Stockport Air Disaster
Though our country is a crowded one we still have more open space than built-up areas; that fact, and the skill of pilots, has over the years meant that the nightmare of a large passenger aircraft crashing onto an urban environment has been avoided, with the exception of the 1988 Lockerbie disaster and the Stockport crash in 1967. And in the latter case the pilot apparently still managed to guide his stricken Argonaut aircraft onto a small open space in Hopes Carr, Stockport, miraculously preventing any casualties on the ground.

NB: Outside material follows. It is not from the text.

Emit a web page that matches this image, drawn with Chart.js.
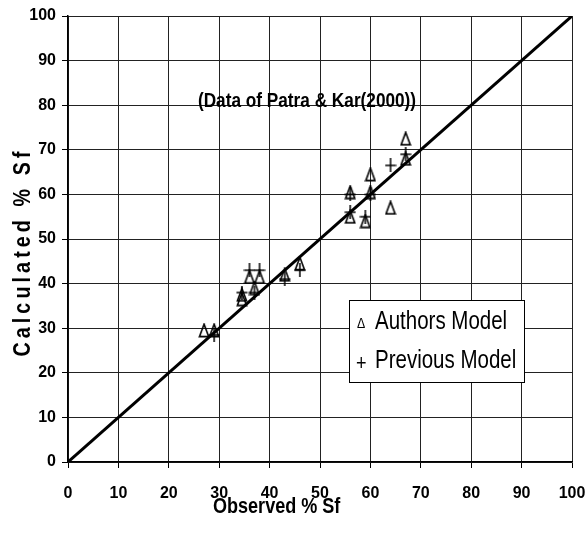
<!DOCTYPE html>
<html>
<head>
<meta charset="utf-8">
<script src="https://cdn.jsdelivr.net/npm/chart.js@4.4.1/dist/chart.umd.min.js"></script>
<style>
  html, body { margin: 0; padding: 0; background: #fff; }
</style>
</head>
<body>
<canvas id="c" width="587" height="546"></canvas>
<script>
const FONT = "'Liberation Sans', Arial, sans-serif";
const SQUEEZE = 0.82; // fake Arial Narrow

// data
const authorsX = [27, 29, 34.5, 34.5, 36, 37, 38, 43, 46, 56, 56, 59, 60, 60, 64, 67, 67];
const authorsY = [29.5, 29.5, 36.5, 37.5, 41.5, 39, 41.5, 42, 44.5, 60.5, 55, 54, 64.5, 60.5, 57, 68, 72.5];
const previousX = [29, 34.5, 36, 37, 38, 43, 46, 56, 56, 59, 60, 64, 67];
const previousY = [28.5, 38, 43, 38, 43, 41, 43, 60, 56, 55, 60, 66.5, 69];
const lineX = [0, 100];
const lineY = [0, 100];
const ticks = [0, 10, 20, 30, 40, 50, 60, 70, 80, 90, 100];

const pts = (xs, ys) => xs.map((x, i) => ({ x: x, y: ys[i] }));

// open tall triangle and plus as point images
function makeTri() {
    const c = document.createElement('canvas');
    c.width = 12; c.height = 15;
    const g = c.getContext('2d');
    g.strokeStyle = '#000'; g.lineWidth = 1.6;
    g.beginPath();
    g.moveTo(6, 1.2); g.lineTo(10.6, 13.6); g.lineTo(1.4, 13.6); g.closePath();
    g.stroke();
    return c;
}
function makePlus() {
    const c = document.createElement('canvas');
    c.width = 12; c.height = 14;
    const g = c.getContext('2d');
    g.strokeStyle = '#000'; g.lineWidth = 1.5;
    g.beginPath();
    g.moveTo(6, 0); g.lineTo(6, 14);
    g.moveTo(0.5, 7); g.lineTo(11.5, 7);
    g.stroke();
    return c;
}

function narrowText(ctx, text, x, y, align) {
    ctx.save();
    ctx.translate(x, y);
    ctx.scale(SQUEEZE, 1);
    ctx.textAlign = align;
    ctx.fillText(text, 0, 0);
    ctx.restore();
}

const overlay = {
    id: 'overlay',
    afterDraw(chart) {
        const ctx = chart.ctx;
        ctx.save();
        ctx.fillStyle = '#000';
        ctx.textBaseline = 'middle';
        // inner title
        ctx.font = 'bold 21px ' + FONT;
        narrowText(ctx, '(Data of Patra & Kar(2000))', 307, 101, 'center');

        // legend box
        ctx.fillStyle = '#fff';
        ctx.fillRect(349, 300, 175, 82);
        ctx.strokeStyle = '#000';
        ctx.lineWidth = 1;
        ctx.strokeRect(349.5, 300.5, 175, 82);
        ctx.fillStyle = '#000';
        ctx.font = '25px ' + FONT;
        narrowText(ctx, 'Authors Model', 375, 322, 'left');
        narrowText(ctx, 'Previous Model', 375, 361, 'left');
        ctx.font = '15px ' + FONT;
        narrowText(ctx, '\u0394', 357, 324, 'left');
        ctx.font = '22px ' + FONT;
        narrowText(ctx, '+', 356, 364, 'left');

        // axis titles
        ctx.font = 'bold 22px ' + FONT;
        narrowText(ctx, 'Observed % Sf', 213, 507, 'left');
        ctx.font = 'bold 24px ' + FONT;
        ctx.translate(23, 252);
        ctx.rotate(-Math.PI / 2);
        ctx.scale(SQUEEZE, 1);
        ctx.textAlign = 'center';
        ctx.letterSpacing = '5px';
        ctx.fillText('Calculated % Sf', 0, 0);
        ctx.restore();
    }
};

const axisBase = {
    type: 'linear',
    min: 0, max: 100,
    afterBuildTicks: s => { s.ticks = ticks.map(v => ({ value: v })); },
    grid: { color: '#222', lineWidth: 1, tickLength: 6, tickColor: '#000', drawTicks: true },
    border: { color: '#000', width: 1.5 },
    ticks: { color: '#000', font: { family: FONT, size: 16, weight: 'bold' } }
};

new Chart(document.getElementById('c'), {
    type: 'scatter',
    data: {
        datasets: [
            {
                type: 'line', label: '1:1', data: pts(lineX, lineY),
                borderColor: '#000', borderWidth: 3, pointRadius: 0, fill: false, order: 3
            },
            {
                label: 'Authors Model', data: pts(authorsX, authorsY),
                pointStyle: makeTri(), order: 1
            },
            {
                label: 'Previous Model', data: pts(previousX, previousY),
                pointStyle: makePlus(), order: 2
            }
        ]
    },
    options: {
        responsive: false,
        animation: false,
        layout: { padding: { left: 0, top: 16, right: 15, bottom: 0 } },
        plugins: { legend: { display: false }, tooltip: { enabled: false } },
        scales: {
            x: Object.assign({}, axisBase, {
                position: 'bottom',
                ticks: Object.assign({}, axisBase.ticks, { padding: 16, maxRotation: 0 }),
                afterFit: s => { s.height = 84; s.paddingLeft = 0; s.paddingRight = 0; }
            }),
            y: Object.assign({}, axisBase, {
                position: 'left',
                ticks: Object.assign({}, axisBase.ticks, { padding: 6 }),
                afterFit: s => { s.width = 68; s.paddingTop = 0; s.paddingBottom = 0; }
            })
        }
    },
    plugins: [overlay]
});
</script>
</body>
</html>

On the morning of June 4 1967 a British Midland Canadair Argonaut aircraft, chartered by Arrowsmith Holidays, was bringing passengers back to Manchester from Palma de Mallorca. The first landing approach was unsuccessful, the pilot pulling the plane round for a second attempt. Tragically a fault in the fuel system caused the pair of engines on one wing, suddenly starved of fuel, to cut out. The plane plummeted, but the pilot incredibly brought it down on open ground surrounded by buildings.
Of the 84 people on board 72 died: passengers at the front were killed by the impact; horrifically many further back were injured and trapped by the concertinaing of their seats, and died in the ensuing fire. People who raced to the scene rescued 12 from the wreckage before the flames made further efforts impossible.